- Provided records
'''

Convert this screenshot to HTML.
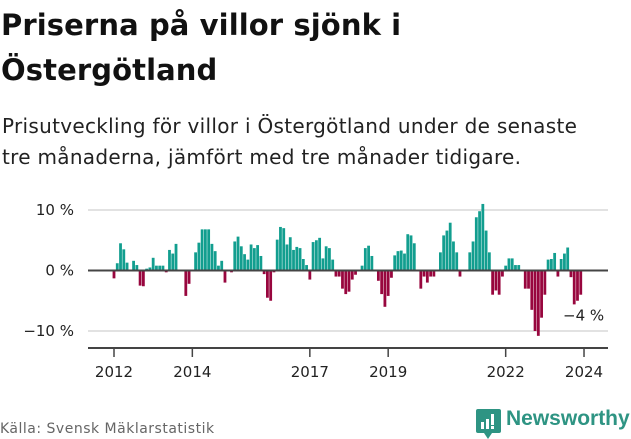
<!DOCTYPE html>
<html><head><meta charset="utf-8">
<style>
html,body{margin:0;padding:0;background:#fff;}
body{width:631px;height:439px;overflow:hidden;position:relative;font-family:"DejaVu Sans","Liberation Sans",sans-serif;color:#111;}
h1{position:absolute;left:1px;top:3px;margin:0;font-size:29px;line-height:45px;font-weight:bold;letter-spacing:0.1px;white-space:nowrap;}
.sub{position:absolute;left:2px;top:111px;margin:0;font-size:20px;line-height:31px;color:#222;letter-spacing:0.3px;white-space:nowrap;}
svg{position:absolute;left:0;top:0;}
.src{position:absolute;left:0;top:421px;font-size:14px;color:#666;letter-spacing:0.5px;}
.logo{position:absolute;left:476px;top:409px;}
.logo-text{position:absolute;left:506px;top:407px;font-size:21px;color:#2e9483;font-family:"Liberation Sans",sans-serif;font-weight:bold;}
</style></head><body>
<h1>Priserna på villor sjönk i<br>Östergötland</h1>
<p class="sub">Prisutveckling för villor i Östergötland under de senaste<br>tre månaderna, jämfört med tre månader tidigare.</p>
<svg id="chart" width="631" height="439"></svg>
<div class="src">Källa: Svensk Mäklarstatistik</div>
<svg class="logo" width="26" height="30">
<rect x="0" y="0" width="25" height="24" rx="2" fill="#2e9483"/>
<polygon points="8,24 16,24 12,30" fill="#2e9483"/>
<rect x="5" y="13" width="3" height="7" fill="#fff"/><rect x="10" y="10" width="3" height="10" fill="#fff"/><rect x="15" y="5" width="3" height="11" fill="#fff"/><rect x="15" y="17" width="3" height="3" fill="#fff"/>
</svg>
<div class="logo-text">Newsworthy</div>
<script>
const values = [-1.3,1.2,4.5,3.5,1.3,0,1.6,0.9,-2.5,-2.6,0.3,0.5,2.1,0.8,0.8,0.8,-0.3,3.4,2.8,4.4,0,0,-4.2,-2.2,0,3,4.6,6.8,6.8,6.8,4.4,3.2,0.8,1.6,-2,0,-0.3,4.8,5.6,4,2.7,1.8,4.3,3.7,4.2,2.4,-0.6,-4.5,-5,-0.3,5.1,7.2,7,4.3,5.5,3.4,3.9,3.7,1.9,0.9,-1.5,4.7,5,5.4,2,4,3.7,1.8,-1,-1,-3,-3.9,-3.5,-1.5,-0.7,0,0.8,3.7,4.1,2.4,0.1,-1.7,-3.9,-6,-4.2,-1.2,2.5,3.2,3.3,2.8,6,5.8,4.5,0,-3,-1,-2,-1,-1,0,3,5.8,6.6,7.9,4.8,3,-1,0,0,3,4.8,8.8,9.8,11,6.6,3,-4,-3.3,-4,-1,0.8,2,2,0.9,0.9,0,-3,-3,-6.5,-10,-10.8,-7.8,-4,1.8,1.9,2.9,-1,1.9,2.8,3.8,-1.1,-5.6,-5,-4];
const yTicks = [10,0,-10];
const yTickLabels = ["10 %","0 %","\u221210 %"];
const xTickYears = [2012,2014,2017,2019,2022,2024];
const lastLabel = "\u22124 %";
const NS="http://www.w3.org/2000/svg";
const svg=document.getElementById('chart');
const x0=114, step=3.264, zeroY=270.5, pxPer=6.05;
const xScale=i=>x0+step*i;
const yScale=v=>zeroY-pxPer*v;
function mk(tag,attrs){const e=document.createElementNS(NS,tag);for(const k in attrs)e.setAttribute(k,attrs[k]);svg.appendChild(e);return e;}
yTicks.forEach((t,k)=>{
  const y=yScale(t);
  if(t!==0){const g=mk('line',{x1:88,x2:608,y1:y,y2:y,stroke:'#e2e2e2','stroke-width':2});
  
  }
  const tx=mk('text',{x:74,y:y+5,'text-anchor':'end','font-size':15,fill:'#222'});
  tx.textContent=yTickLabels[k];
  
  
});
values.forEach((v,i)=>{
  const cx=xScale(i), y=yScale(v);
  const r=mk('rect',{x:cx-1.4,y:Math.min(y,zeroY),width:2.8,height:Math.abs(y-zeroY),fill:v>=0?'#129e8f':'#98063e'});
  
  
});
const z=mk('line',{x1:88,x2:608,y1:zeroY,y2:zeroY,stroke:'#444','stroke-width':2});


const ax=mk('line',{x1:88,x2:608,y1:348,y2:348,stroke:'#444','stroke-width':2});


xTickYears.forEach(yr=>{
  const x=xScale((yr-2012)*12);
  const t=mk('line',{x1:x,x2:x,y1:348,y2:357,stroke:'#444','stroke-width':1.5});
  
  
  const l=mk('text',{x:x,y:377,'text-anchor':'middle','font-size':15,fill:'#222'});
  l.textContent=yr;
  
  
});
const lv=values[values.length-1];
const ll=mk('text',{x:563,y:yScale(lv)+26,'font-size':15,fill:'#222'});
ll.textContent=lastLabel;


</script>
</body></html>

'''
'''

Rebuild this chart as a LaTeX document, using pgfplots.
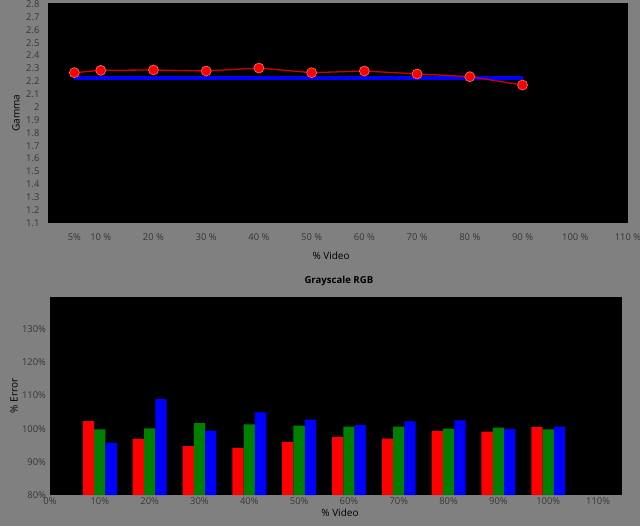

'''

- Problem description
From the records above, pull out every line containing the word "document".

- Reply to the task
const svg=document.getElementById('chart');
function mk(tag,attrs){const e=document.createElementNS(NS,tag);for(const k in attrs)e.setAttribute(k,attrs[k]);svg.appendChild(e);return e;}
Rebuild this chart as a LaTeX document, using pgfplots.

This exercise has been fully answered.